While this study has analyzed a number of possible solutions, the proposed “RES scenario” is the only feasible one that will meet all of Iran's commitments, both unconditional and conditional, under the Paris Agreement. In this scenario, solar and wind power capacities have been expanded simultaneously with rising thermal power plants efficiency. As a result of this scenario, GHG emissions from Iran's electricity sector will reach 202.325 megaton CO2 equivalent in 2030, which will meet all of Iran's obligations, whether unconditional or conditional. It is clear that this expansion of solar and wind is going to require a substantial amount of investment, and it will be difficult to achieve it without an effective policy framework. Consequently, to drive toward a sustainable future far away from environmental concerns, the following findings and organizational measures are recommended.

  1. (1)

    Regarding solar energy, Iran has extensive barren lands exposed to solar radiation of great intensity most days; therefore, many appropriate locations are available for the development of solar energy, including Tehran, Yazd, Semnan and Shiraz.

  2. (2)

    Regarding geothermal energy, Iran enjoys favorable conditions for the formation of geothermal fields, and the sector is seeing renewed activity with the approval of a 55 MW geothermal power plant in Meshkinshahar

  3. (3)

    To create a clean and healthy environment, renewable energy must be used. Among the renewable energies, solar energy has more economic justification for Iran and should be the first priority of the macro-energy planning in the country.
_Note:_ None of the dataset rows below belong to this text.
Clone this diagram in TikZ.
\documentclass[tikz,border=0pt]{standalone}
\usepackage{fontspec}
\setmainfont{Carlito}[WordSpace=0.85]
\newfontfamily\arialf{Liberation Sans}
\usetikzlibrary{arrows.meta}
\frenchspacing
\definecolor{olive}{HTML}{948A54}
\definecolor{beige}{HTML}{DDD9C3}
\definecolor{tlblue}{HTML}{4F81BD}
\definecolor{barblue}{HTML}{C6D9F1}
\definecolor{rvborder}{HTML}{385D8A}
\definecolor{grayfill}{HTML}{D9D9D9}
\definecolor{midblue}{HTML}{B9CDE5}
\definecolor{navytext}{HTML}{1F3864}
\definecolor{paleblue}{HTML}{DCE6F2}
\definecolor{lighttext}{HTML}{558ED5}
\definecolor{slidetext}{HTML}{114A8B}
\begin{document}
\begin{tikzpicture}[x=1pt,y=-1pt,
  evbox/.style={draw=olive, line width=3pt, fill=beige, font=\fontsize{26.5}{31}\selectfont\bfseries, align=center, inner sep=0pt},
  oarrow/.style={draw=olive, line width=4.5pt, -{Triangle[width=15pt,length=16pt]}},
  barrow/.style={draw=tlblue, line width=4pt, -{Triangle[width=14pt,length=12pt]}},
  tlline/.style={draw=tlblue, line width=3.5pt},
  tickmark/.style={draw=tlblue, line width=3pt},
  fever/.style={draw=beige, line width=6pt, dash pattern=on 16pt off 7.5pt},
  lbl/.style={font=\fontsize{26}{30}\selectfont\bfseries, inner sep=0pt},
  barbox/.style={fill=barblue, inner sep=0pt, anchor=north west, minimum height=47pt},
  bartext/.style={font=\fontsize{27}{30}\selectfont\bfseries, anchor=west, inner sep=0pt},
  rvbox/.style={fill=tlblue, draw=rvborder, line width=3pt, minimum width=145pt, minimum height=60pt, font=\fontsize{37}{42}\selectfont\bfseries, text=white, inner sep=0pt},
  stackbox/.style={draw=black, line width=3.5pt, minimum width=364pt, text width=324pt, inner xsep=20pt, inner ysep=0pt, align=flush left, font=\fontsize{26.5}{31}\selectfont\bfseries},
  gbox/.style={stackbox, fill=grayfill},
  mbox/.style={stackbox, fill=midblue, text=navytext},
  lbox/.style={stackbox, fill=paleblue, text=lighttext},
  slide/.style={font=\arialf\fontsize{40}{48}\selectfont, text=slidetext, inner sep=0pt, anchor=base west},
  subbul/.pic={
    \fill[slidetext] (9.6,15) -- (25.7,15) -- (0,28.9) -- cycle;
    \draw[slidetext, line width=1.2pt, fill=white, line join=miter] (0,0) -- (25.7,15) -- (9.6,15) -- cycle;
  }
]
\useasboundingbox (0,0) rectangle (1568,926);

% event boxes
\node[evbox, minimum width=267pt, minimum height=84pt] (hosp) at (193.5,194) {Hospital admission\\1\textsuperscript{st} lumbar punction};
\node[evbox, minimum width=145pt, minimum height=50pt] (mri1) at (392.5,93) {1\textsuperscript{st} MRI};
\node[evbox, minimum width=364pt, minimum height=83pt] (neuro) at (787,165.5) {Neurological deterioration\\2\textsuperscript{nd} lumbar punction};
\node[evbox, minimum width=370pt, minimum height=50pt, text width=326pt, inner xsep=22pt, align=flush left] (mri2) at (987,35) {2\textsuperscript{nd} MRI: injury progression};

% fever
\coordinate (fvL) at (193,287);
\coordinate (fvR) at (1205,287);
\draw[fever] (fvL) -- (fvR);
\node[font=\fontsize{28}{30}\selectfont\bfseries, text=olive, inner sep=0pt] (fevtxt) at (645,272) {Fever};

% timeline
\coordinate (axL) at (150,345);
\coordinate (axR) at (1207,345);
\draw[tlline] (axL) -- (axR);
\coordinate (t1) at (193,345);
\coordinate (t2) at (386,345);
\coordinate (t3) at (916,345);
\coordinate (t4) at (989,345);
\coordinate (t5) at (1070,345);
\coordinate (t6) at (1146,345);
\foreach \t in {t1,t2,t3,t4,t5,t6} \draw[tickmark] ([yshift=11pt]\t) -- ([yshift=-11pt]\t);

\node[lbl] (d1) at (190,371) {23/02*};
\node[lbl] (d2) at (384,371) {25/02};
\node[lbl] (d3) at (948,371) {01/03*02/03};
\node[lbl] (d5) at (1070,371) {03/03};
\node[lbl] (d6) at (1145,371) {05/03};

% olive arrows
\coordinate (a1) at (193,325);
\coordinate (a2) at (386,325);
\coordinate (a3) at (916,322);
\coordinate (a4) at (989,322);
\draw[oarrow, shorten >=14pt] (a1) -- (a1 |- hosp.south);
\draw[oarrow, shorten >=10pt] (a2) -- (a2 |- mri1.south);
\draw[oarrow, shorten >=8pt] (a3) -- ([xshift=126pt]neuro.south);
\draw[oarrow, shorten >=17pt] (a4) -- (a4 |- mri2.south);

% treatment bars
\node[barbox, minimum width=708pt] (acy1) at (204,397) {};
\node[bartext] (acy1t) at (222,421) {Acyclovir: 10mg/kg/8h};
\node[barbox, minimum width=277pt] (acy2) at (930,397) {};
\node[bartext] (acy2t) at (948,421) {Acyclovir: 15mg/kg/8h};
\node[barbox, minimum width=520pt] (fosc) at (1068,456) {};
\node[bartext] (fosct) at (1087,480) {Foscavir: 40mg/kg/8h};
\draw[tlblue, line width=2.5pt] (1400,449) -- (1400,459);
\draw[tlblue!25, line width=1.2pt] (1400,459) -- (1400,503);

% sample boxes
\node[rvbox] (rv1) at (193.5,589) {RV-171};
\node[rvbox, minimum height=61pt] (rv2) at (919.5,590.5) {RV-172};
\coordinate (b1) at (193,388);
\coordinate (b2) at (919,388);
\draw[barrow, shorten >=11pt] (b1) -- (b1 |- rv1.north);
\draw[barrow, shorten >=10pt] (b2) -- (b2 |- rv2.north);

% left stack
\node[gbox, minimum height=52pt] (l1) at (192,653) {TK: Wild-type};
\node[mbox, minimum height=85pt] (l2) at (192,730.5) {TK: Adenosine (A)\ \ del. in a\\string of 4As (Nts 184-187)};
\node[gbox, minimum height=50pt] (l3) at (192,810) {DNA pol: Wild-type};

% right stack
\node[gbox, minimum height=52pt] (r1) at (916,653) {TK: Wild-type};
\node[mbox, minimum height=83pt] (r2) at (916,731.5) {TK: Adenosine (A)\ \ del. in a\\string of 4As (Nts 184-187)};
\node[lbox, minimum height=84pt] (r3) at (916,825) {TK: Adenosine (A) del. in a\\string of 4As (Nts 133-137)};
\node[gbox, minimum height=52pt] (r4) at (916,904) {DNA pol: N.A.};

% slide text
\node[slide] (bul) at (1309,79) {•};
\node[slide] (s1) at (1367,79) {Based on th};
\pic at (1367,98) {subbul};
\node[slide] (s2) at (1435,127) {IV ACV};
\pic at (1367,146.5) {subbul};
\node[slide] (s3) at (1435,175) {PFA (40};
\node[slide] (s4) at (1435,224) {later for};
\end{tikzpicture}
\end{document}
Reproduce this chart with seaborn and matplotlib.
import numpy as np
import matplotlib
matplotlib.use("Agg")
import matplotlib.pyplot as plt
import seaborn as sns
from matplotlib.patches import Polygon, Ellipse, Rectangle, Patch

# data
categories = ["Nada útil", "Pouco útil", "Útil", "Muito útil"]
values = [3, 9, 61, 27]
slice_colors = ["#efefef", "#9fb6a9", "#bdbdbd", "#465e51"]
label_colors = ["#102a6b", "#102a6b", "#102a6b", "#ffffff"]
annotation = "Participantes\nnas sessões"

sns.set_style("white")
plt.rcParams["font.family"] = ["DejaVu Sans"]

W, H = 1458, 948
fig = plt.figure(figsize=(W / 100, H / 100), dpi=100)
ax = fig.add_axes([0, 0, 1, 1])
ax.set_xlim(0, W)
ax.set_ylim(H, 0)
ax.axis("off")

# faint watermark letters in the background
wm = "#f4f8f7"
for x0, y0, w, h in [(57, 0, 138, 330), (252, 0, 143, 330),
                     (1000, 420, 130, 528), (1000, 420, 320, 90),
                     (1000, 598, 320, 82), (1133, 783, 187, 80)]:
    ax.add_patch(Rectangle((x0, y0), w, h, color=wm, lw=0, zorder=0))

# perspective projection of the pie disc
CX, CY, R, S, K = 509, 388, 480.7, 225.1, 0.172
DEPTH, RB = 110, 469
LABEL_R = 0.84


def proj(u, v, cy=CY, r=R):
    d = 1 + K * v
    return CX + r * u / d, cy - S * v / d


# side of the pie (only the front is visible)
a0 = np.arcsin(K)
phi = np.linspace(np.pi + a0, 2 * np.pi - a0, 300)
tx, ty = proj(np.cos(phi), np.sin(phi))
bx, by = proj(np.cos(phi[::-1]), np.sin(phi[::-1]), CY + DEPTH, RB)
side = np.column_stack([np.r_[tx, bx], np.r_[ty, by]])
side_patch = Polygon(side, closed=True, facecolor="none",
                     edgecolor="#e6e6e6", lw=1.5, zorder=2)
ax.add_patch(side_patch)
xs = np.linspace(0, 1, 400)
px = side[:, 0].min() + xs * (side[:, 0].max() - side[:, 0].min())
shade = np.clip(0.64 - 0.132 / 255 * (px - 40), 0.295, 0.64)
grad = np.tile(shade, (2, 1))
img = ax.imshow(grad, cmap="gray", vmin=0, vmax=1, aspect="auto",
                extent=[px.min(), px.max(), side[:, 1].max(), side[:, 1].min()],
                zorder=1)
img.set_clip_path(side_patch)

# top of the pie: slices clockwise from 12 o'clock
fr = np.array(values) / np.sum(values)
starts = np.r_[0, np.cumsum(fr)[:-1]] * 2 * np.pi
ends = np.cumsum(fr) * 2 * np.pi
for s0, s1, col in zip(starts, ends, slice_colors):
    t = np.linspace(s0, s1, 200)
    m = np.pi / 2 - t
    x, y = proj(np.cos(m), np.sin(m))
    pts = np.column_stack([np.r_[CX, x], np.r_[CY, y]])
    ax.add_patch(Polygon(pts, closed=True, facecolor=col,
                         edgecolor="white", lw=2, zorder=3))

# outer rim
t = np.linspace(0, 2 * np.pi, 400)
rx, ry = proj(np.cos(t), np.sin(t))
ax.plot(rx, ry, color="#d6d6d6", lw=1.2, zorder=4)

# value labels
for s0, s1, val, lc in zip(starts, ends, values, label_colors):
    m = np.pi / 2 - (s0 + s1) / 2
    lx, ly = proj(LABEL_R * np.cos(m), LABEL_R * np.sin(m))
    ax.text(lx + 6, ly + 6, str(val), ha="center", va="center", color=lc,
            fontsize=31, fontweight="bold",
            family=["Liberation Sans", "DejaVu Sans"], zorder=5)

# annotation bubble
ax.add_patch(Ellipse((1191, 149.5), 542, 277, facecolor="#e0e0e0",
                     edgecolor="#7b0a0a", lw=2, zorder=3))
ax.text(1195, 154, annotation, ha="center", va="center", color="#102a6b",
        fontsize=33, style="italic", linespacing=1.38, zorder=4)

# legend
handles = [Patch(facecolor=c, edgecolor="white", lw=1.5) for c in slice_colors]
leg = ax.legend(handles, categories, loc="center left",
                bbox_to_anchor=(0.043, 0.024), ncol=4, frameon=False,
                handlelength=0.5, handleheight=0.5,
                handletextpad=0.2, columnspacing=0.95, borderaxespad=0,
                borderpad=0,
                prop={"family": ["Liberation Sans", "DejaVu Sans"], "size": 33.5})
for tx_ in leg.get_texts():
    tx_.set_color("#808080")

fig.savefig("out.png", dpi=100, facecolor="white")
A country with many fossil fuel resources needs appropriate policies and guidelines for the future of renewable energy development and reduced international barriers to the use of advanced technologies and the experiences of other countries in the use of renewable energies. Therefore for future studies, it is suggested that the use of crude oil export revenues to make a significant investment in various and high potential renewable energies for the future without fossil energy resources at local levels be studied in more detail.